Clara: many boards and companies take the responsibility of corporate integrity indeed seriously and have spent a lot of effort and time developing standards both for their own conduct and – often enough – for their suppliers as well. Companies also spend a lot of effort and money on training employees about codes of conduct – albeit, in my opinion, too often only through online trainings.
Two issues, however, are often difficult: first, are companies creating these programs mostly to show their willingness and interest in fighting corruption/increasing integrity – to Michael’s point of FCPA creating incentives to have a program – or are they doing it to indeed change the behavior. A behavioral change requires a lot more than codes of conduct and trainings – it might require an overhaul of the incentive structure, decision making structure, control structure,…
The second issue is whether a company is really willing to risk business and revenues for ethical considerations. Codes of conduct often go well beyond legal compliance, which creates dilemmas for boards. Should a board, for example, fire a very successful CEO if s/he starts a relationship within the company with an employee who does not report to her/him – if the code of conduct prohibits romantic relationships within the company? If they don’t fire him/her, the slope becomes slippery – and if they fire him/her, they might face issues with the shareholders who see their share price drop.
And Carina, many a company is doing a fair job in becoming more compliant – with and without consultants. However, especially MNCs face serious complexity in this matter due to a) multiple businesses, b) multiple jurisdictions and c) multiple cultures – making compliance and ethical behavior contingent and evolving.
I want to stress that the article does not suggest a one-size-fits-all approach. Rather, the board needs to make sure that the compliance/ethics program fits the specific circumstances, culture and strategy of each company – which makes the role of the board all but rubberstamp.
I wish I had seen this before I posted – seems like we were writing at the same time. Your response did spark one thought: Given that there are some companies out there that do take corporate integrity very seriously, what do you think are the main motivators for those driving the agenda a those companies? Is it to lower long-term costs? To avoid bad PR? Better for business? Personal ethics? Maybe looking into the reasons why board members at the ‘best’ companies on corporate integrity spend time and money on this issue could also provide insights into how to effectively motivate other boards? Complicated and interesting stuff Christoph. A great topic.
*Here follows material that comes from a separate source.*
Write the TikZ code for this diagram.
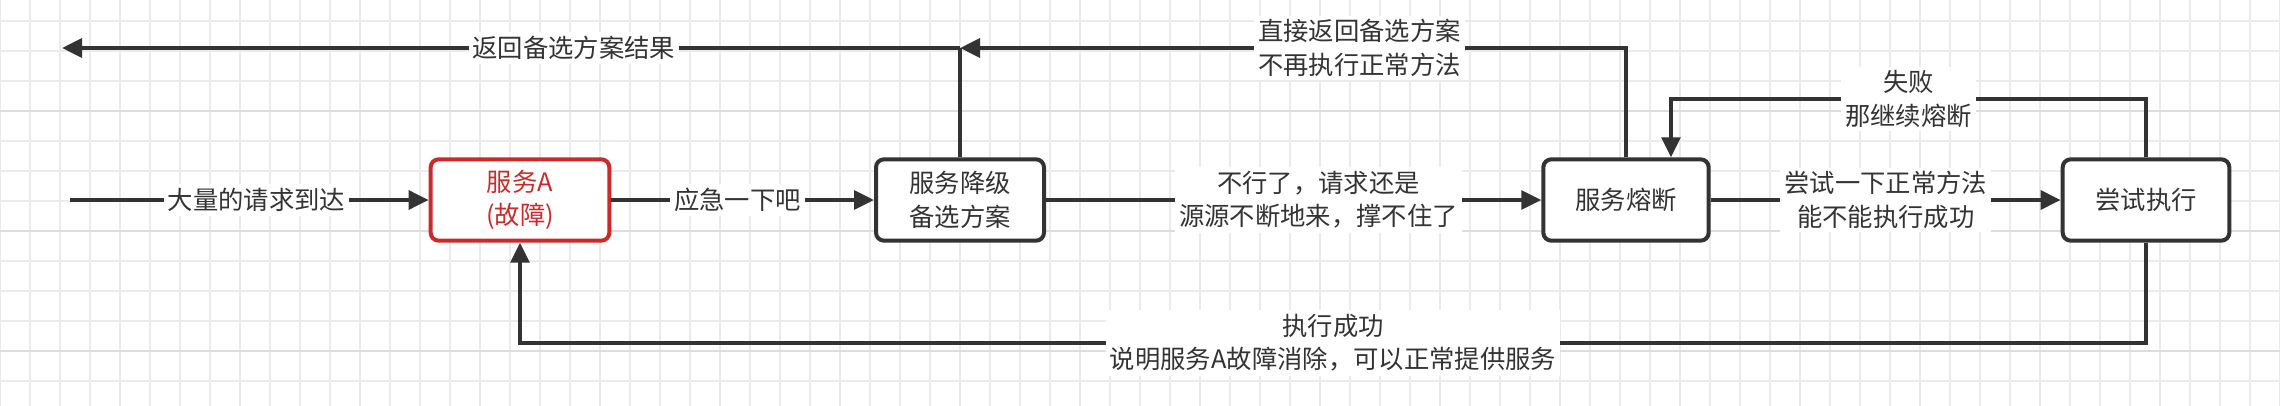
\documentclass[tikz,border=0pt]{standalone}
\usepackage{fontspec}
\setmainfont{Noto Sans CJK SC}
\usetikzlibrary{arrows.meta}
\definecolor{ink}{HTML}{333333}
\definecolor{redA}{HTML}{CC2A2A}
\definecolor{gridc}{HTML}{EBEBEB}
\definecolor{gridm}{HTML}{DDDDDD}
\tikzset{
  box/.style={draw=ink,line width=3pt,rounded corners=6pt,fill=white,align=center,font=\fontsize{19}{25}\selectfont,text=ink,inner sep=0pt},
  arr/.style={draw=ink,line width=3pt,-{Triangle[length=15pt,width=14pt]}},
  ln/.style={draw=ink,line width=3pt},
  lbl/.style={fill=white,align=center,font=\fontsize{19}{25}\selectfont,text=ink,inner sep=3pt}
}
\begin{document}
\begin{tikzpicture}[x=0.75pt,y=-0.75pt]
\useasboundingbox (0,0) rectangle (2280,406);
\fill[white] (0,0) rectangle (2280,406);
\foreach \i in {0,...,76} {\draw[gridc,line width=0.8pt] (\i*30,0) -- (\i*30,406);}
\foreach \j in {0,...,13} {\draw[gridc,line width=0.8pt] (0,21+\j*30) -- (2280,21+\j*30);}
\foreach \j in {0,...,3} {\draw[gridm,line width=1.6pt] (0,111+\j*120) -- (2280,111+\j*120);}
\node[box,draw=redA,text=redA,minimum width=134pt,minimum height=61pt] (A) at (520,200) {服务A\\(故障)};
\node[box,minimum width=126pt,minimum height=61pt] (D) at (960,200) {服务降级\\备选方案};
\node[box,minimum width=124pt,minimum height=61pt] (B) at (1626,200) {服务熔断};
\node[box,minimum width=125pt,minimum height=61pt] (T) at (2146,200) {尝试执行};
\coordinate (in) at (70,200);
\coordinate (out) at (62,48);
\coordinate (j) at (960,48);
\coordinate (f1) at (2146,99);
\coordinate (f2) at (1671,99);
\coordinate (b1) at (2146,343);
\coordinate (b2) at (520,343);
\draw[arr] (in) -- node[lbl,pos=0.52]{大量的请求到达} (A);
\draw[arr] (A) -- node[lbl,pos=0.48]{应急一下吧} (D);
\draw[arr] (D) -- node[lbl,pos=0.55]{不行了，请求还是\\源源不断地来，撑不住了} (B);
\draw[arr] (B) -- node[lbl,pos=0.5]{尝试一下正常方法\\能不能执行成功} (T);
\draw[ln] (D.north) -- (j);
\draw[arr] (B.north) |- node[lbl,pos=0.70]{直接返回备选方案\\不再执行正常方法} (j);
\draw[arr] (j) -- node[lbl,pos=0.43]{返回备选方案结果} (out);
\draw[arr] (T.north) -- (f1) -- node[lbl]{失败\\那继续熔断} (f2) -- (f2 |- B.north);
\draw[arr] (T.south) -- (b1) -- node[lbl]{执行成功\\说明服务A故障消除，可以正常提供服务} (b2) -- (A.south);
\end{tikzpicture}
\end{document}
Christoph, I think this is a really important post to try and shed light on meaningful ways that corporations can reduce the “supply” of corruption through more effective board oversight. That said, I was left with a similar set of questions as Carina (building on Clara’s and Mike’s points). I’m somewhat skeptical that the reputational and/or legal costs of compliance are sufficient to incentivize a board to really dig in and try to change an institutional culture for three reasons: (1) compliance can become just a “cost of doing business” that functions as “window dressing” (as Clara noted above) for practices that are actually profitable, (2) the expenditures on compliance become a proxy for doing something (as Mike noted) without having another metric to judge “success”, and (3) boards are not sufficiently incentivized to address these issues because shareholders don’t reward “anti-corruption compliance efforts” or punish board members who fail to enact these policies. As to #3, fiduciary duty law might be a useful tool to properly incentivize board action. American corporate law (primarily Delaware state law) imposes a set of fiduciary obligations on board members that will in some cases hold them personally liable for failing to supervise or looking the other way when confronted with serious corporate issues. Developing or strengthening a fiduciary duty to prevent corporate corruption (through the legislature or judiciary) could create the high level of personal accountability required to motivate real reform driven by board members.